Друзья все время хлопотали около обоих консулов, стараясь смягчить их натянутые отношения. Это сделалось само собой. Ночь раздумья ослабила и яростное нетерпение Бонапарта, и бледный гнев Сийэса. Хоть Бонапарт и напускал на себя надменную беспечность, разрыв с Сийэсом поставил бы его в очень затруднительное положение. Он, по всей вероятности, был вынужден порвать и со многими другими; а тогда пришлось бы совершенно отрешиться от легальных форм и поднести конституцию французам на острие меча, что еще претило ему, так как его честолюбивые мечты умерялись благоразумием. Этот разрыв вызвал бы раскол в брюмерской партии, с которой он сначала конспирировал, затем управлял, внес бы расстройство в его центральный батальон. С другой стороны, Сийэс уже не мог не заметить, что стечение обстоятельств и настроение умов все сильней и сильней влекут Францию к Бонапарту, и этот поток сломает, опрокинет всякого, кто вздумает преградить ему дорогу. Около него не было недостатка в так называемых друзьях, вроде Фуше, чтобы напомнить ему, что генерал располагает военной силой и, следовательно, неопровержимыми доводами, чтобы внушить ему страх к “мужу брани”:[826] Сийэс был “не вполне недоступен подобным впечатлениям”.[827]
В общем, сопротивление его ослабевало; он не отрекался от своих идей, не жертвовал ими, но и не противопоставлял более идеям Бонапарта несокрушимой преграды – нежелания выслушать и вникнуть. Они снова встретились в присутствии Талейрана, Булэ и Редерера; на этот раз беседа шла учтиво, спокойно, словно академическая конференция на тему возвышенных и туманных общих мест.

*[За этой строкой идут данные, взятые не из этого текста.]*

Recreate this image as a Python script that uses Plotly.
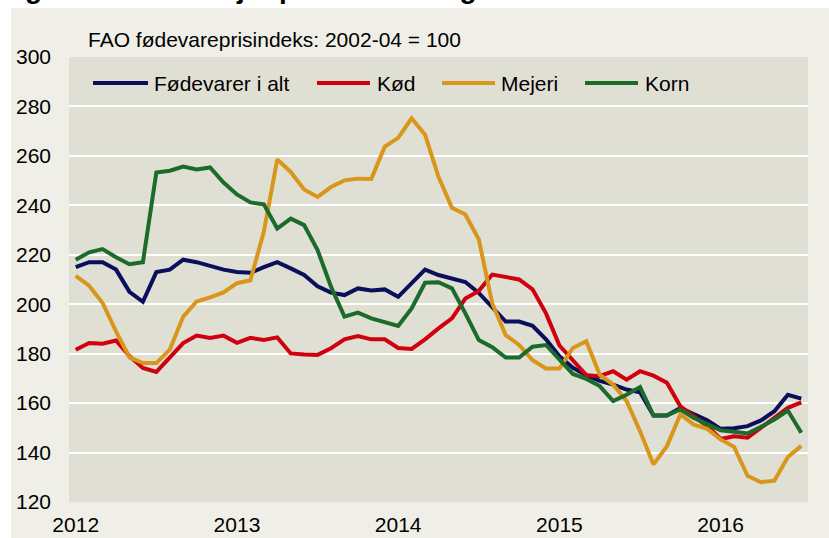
import pandas as pd
import plotly.graph_objects as go

# ---------------- data ----------------
months = [d.strftime("%Y-%m") for d in pd.date_range("2012-01-01", periods=55, freq="MS")]

foedevarer = [215, 217, 217, 214, 205, 201, 213, 214, 218, 217, 215.5, 214,
              213, 212.7, 215, 217, 214.5, 211.8, 207.3, 204.7, 203.7, 206.4, 205.6, 206,
              203, 208.5, 214, 211.8, 210.4, 209, 204.6, 199, 193, 193, 191.3, 185.8,
              179, 174.3, 171.3, 169, 167.5, 165.5, 164.4, 155, 155, 158, 155.4, 153.1,
              149.6, 149.8, 150.7, 153, 156.7, 163.4, 161.8]

koed = [181.6, 184.3, 184, 185.3, 179, 174.2, 172.6, 178.2, 184.3, 187.3, 186.3, 187.3,
        184.4, 186.4, 185.5, 186.6, 180.1, 179.7, 179.5, 182.2, 185.8, 187.1, 185.8, 185.8,
        182.3, 181.9, 185.8, 190.2, 194.3, 202.3, 205.4, 212, 210.8, 210, 206, 196.3,
        183.3, 177, 171.3, 170.9, 172.9, 169.5, 172.9, 171.1, 168.2, 158.7, 154.7, 150.7,
        145.5, 146.6, 146, 150, 154, 158.1, 160.3]

mejeri = [211.5, 207.5, 200.5, 189, 178.5, 176.2, 176.2, 181.6, 195, 201.1, 202.8, 204.8,
          208.5, 209.7, 229.3, 258.6, 253.5, 246.4, 243.4, 247.4, 250.1, 250.8, 250.7, 263.8,
          267.3, 275.2, 268.6, 251.5, 239, 236.3, 226.2, 200.3, 187.5, 183.5, 177.4, 174,
          174, 182.3, 185, 171.5, 167.5, 160.8, 148.6, 135.2, 142.6, 155.4, 151.3, 149.6,
          145.3, 142.3, 130.6, 128, 128.6, 138.2, 142.7]

korn = [218, 221, 222.3, 219, 216.2, 217, 253.3, 254, 255.7, 254.5, 255.3, 249.2,
        244.4, 241.2, 240.4, 230.6, 234.6, 232, 221.9, 207.1, 195, 196.6, 194.3, 192.9,
        191.2, 198.3, 208.7, 208.9, 206.4, 196.3, 185.5, 182.6, 178.4, 178.4, 182.8, 183.5,
        177.5, 171.8, 169.8, 166.9, 160.8, 163.4, 166.5, 155, 155, 157.4, 154, 151.3,
        149, 148.4, 147.7, 150.4, 153.4, 157, 148]

series_names = ["Fødevarer i alt", "Kød", "Mejeri", "Korn"]
series_colors = ["#0a0f5c", "#d0000f", "#d8961a", "#1b6b2a"]
series_values = [foedevarer, koed, mejeri, korn]

year_ticks = ["2012-01", "2013-01", "2014-01", "2015-01", "2016-01"]
year_labels = ["2012", "2013", "2014", "2015", "2016"]
y_ticks = [120, 140, 160, 180, 200, 220, 240, 260, 280, 300]

subtitle = "FAO fødevareprisindeks: 2002-04 = 100"
title = "Figur 1. FAO's mejeriprisindeks stiger"

# ---------------- layout geometry (pixels) ----------------
W, H = 829, 538
PL, PR, PT, PB = 69, 808, 57, 502
FONT = "Liberation Sans, Arial, sans-serif"


def px(x):
    return (x - PL) / (PR - PL)


def py(y):
    return (PB - y) / (PB - PT)


fig = go.Figure()
for name, color, vals in zip(series_names, series_colors, series_values):
    fig.add_trace(go.Scatter(x=months, y=vals, mode="lines", name=name,
                             line=dict(color=color, width=4), showlegend=False))

# manual legend (long line samples as in the reference)
legend_lines = [(93, 148, 152), (317, 370, 375), (442, 495, 499), (585, 638, 643)]
LEG_Y = 83
shapes = [
    # white outer strips around the light panel
    dict(type="rect", xref="paper", yref="paper", x0=px(0), x1=px(11), y0=py(H), y1=py(0),
         fillcolor="white", line=dict(width=0), layer="below"),
    dict(type="rect", xref="paper", yref="paper", x0=px(0), x1=px(W), y0=py(8), y1=py(0),
         fillcolor="white", line=dict(width=0), layer="below"),
]
annotations = []
for (x0, x1, xt), name, color in zip(legend_lines, series_names, series_colors):
    shapes.append(dict(type="line", xref="paper", yref="paper", x0=px(x0), x1=px(x1),
                       y0=py(LEG_Y), y1=py(LEG_Y), line=dict(color=color, width=4)))
    annotations.append(dict(text=name, xref="paper", yref="paper", x=px(xt), y=py(LEG_Y),
                            xanchor="left", yanchor="middle", showarrow=False,
                            font=dict(family=FONT, size=21, color="black")))

annotations.append(dict(text=subtitle, xref="paper", yref="paper", x=px(86), y=py(40),
                        xanchor="left", yanchor="middle", showarrow=False,
                        font=dict(family=FONT, size=21, color="black")))
annotations.append(dict(text="<b>" + title + "</b>", xref="paper", yref="paper", x=px(-2), y=py(6),
                        xanchor="left", yanchor="bottom", showarrow=False,
                        font=dict(family=FONT, size=28, color="black")))

fig.update_layout(
    width=W, height=H,
    margin=dict(l=PL, r=W - PR, t=PT, b=H - PB, pad=0, autoexpand=False),
    paper_bgcolor="#efefe8",
    plot_bgcolor="#e0dfd4",
    font=dict(family=FONT, size=21, color="black"),
    shapes=shapes,
    annotations=annotations,
    showlegend=False,
)
fig.update_xaxes(type="category", range=[-0.5, 54.5], tickmode="array",
                 tickvals=year_ticks, ticktext=year_labels, showgrid=False,
                 zeroline=False, showline=False, ticks="", ticklabelstandoff=8,
                 automargin=False,
                 tickfont=dict(family=FONT, size=21, color="black"))
fig.update_yaxes(range=[120, 300], tickmode="array", tickvals=y_ticks,
                 showgrid=True, gridcolor="white", gridwidth=2, zeroline=False,
                 showline=False, ticks="", ticklabelstandoff=17, automargin=False,
                 tickfont=dict(family=FONT, size=21, color="black"))

fig.write_html("out.html", config={"displayModeBar": False},
               post_script="document.body.style.margin='0';document.body.style.overflow='hidden';")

Сийэс и Талейран блеснули каждый в своем роде, Бонапарт доказал свое превосходство во всех смыслах, и Булэ много лет спустя еще помнил, какое впечатление оставил в нем этот турнир умов, столь же различных между собой, как и незаурядных.[828] Были затронуты самые трудные проблемы политической науки, но не касались жгучих практических вопросов, которые отныне решено было рассматривать лишь при участии обеих комиссий. Сийэс, наполовину обманутый, наполовину покорившийся, соглашался на этот способ покончить спор[829] – задумав собрать у себя членов комиссий и заручиться их содействием. Но Бонапарт предупредил его; он не терял ни минуты.